▶ [WHAT YOU WILL DO] Copy all of the material exactly. Pictures are not to appear in the copy.
★ ★ ★ ★
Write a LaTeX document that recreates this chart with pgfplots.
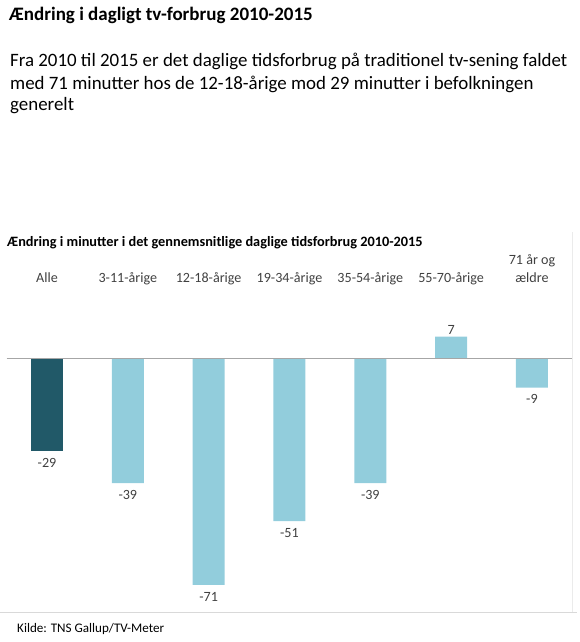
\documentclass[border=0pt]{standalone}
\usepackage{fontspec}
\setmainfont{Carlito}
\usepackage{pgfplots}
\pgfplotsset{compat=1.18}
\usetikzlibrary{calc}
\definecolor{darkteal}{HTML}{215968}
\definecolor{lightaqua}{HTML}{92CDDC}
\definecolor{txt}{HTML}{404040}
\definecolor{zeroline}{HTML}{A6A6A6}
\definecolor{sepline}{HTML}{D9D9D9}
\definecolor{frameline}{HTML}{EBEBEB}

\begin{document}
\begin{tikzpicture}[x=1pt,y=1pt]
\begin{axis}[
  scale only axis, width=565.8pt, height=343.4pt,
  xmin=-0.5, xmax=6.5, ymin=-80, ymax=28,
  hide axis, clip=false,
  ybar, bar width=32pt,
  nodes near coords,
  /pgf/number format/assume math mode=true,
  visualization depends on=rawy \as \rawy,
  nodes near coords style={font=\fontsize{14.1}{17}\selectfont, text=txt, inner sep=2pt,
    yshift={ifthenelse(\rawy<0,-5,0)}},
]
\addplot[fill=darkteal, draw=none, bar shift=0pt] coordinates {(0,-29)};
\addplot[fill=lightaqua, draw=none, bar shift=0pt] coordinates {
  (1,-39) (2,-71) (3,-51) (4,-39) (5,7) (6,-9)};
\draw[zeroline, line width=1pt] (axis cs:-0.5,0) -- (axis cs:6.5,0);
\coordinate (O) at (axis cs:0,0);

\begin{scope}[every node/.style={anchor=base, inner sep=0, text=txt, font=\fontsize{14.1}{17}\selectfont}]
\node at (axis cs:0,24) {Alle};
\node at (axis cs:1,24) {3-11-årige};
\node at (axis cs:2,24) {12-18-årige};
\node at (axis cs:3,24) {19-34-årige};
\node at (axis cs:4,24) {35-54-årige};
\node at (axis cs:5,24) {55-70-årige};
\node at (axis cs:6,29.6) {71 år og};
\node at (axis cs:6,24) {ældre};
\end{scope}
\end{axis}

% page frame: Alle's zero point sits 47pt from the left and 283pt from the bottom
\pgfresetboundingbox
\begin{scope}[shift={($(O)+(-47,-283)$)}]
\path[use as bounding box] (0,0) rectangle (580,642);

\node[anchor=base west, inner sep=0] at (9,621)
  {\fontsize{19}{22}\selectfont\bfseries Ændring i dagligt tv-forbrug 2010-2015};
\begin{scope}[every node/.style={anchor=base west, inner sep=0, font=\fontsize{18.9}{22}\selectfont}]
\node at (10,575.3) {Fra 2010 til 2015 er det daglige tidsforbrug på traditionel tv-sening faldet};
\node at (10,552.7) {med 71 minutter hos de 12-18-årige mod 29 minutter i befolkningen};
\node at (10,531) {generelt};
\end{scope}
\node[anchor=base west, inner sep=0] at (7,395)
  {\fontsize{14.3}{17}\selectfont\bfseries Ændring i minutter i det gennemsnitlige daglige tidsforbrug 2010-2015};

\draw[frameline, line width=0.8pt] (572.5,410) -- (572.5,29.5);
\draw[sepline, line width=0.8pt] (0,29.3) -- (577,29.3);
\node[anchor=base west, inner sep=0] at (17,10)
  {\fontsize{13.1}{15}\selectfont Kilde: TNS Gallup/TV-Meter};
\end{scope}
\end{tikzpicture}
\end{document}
★ ★ ★ ★
▶ [THE COMPLETED TASK]
Write a LaTeX document that recreates this chart with pgfplots.
\documentclass[border=0pt]{standalone}
\usepackage{fontspec}
\setmainfont{Carlito}
\usepackage{pgfplots}
\pgfplotsset{compat=1.18}
\usetikzlibrary{calc}
\definecolor{darkteal}{HTML}{215968}
\definecolor{lightaqua}{HTML}{92CDDC}
\definecolor{txt}{HTML}{404040}
\definecolor{zeroline}{HTML}{A6A6A6}
\definecolor{sepline}{HTML}{D9D9D9}
\definecolor{frameline}{HTML}{EBEBEB}

\begin{document}
\begin{tikzpicture}[x=1pt,y=1pt]
\begin{axis}[
  scale only axis, width=565.8pt, height=343.4pt,
  xmin=-0.5, xmax=6.5, ymin=-80, ymax=28,
  hide axis, clip=false,
  ybar, bar width=32pt,
  nodes near coords,
  /pgf/number format/assume math mode=true,
  visualization depends on=rawy \as \rawy,
  nodes near coords style={font=\fontsize{14.1}{17}\selectfont, text=txt, inner sep=2pt,
    yshift={ifthenelse(\rawy<0,-5,0)}},
]
\addplot[fill=darkteal, draw=none, bar shift=0pt] coordinates {(0,-29)};
\addplot[fill=lightaqua, draw=none, bar shift=0pt] coordinates {
  (1,-39) (2,-71) (3,-51) (4,-39) (5,7) (6,-9)};
\draw[zeroline, line width=1pt] (axis cs:-0.5,0) -- (axis cs:6.5,0);
\coordinate (O) at (axis cs:0,0);

\begin{scope}[every node/.style={anchor=base, inner sep=0, text=txt, font=\fontsize{14.1}{17}\selectfont}]
\node at (axis cs:0,24) {Alle};
\node at (axis cs:1,24) {3-11-årige};
\node at (axis cs:2,24) {12-18-årige};
\node at (axis cs:3,24) {19-34-årige};
\node at (axis cs:4,24) {35-54-årige};
\node at (axis cs:5,24) {55-70-årige};
\node at (axis cs:6,29.6) {71 år og};
\node at (axis cs:6,24) {ældre};
\end{scope}
\end{axis}

% page frame: Alle's zero point sits 47pt from the left and 283pt from the bottom
\pgfresetboundingbox
\begin{scope}[shift={($(O)+(-47,-283)$)}]
\path[use as bounding box] (0,0) rectangle (580,642);

\node[anchor=base west, inner sep=0] at (9,621)
  {\fontsize{19}{22}\selectfont\bfseries Ændring i dagligt tv-forbrug 2010-2015};
\begin{scope}[every node/.style={anchor=base west, inner sep=0, font=\fontsize{18.9}{22}\selectfont}]
\node at (10,575.3) {Fra 2010 til 2015 er det daglige tidsforbrug på traditionel tv-sening faldet};
\node at (10,552.7) {med 71 minutter hos de 12-18-årige mod 29 minutter i befolkningen};
\node at (10,531) {generelt};
\end{scope}
\node[anchor=base west, inner sep=0] at (7,395)
  {\fontsize{14.3}{17}\selectfont\bfseries Ændring i minutter i det gennemsnitlige daglige tidsforbrug 2010-2015};

\draw[frameline, line width=0.8pt] (572.5,410) -- (572.5,29.5);
\draw[sepline, line width=0.8pt] (0,29.3) -- (577,29.3);
\node[anchor=base west, inner sep=0] at (17,10)
  {\fontsize{13.1}{15}\selectfont Kilde: TNS Gallup/TV-Meter};
\end{scope}
\end{tikzpicture}
\end{document}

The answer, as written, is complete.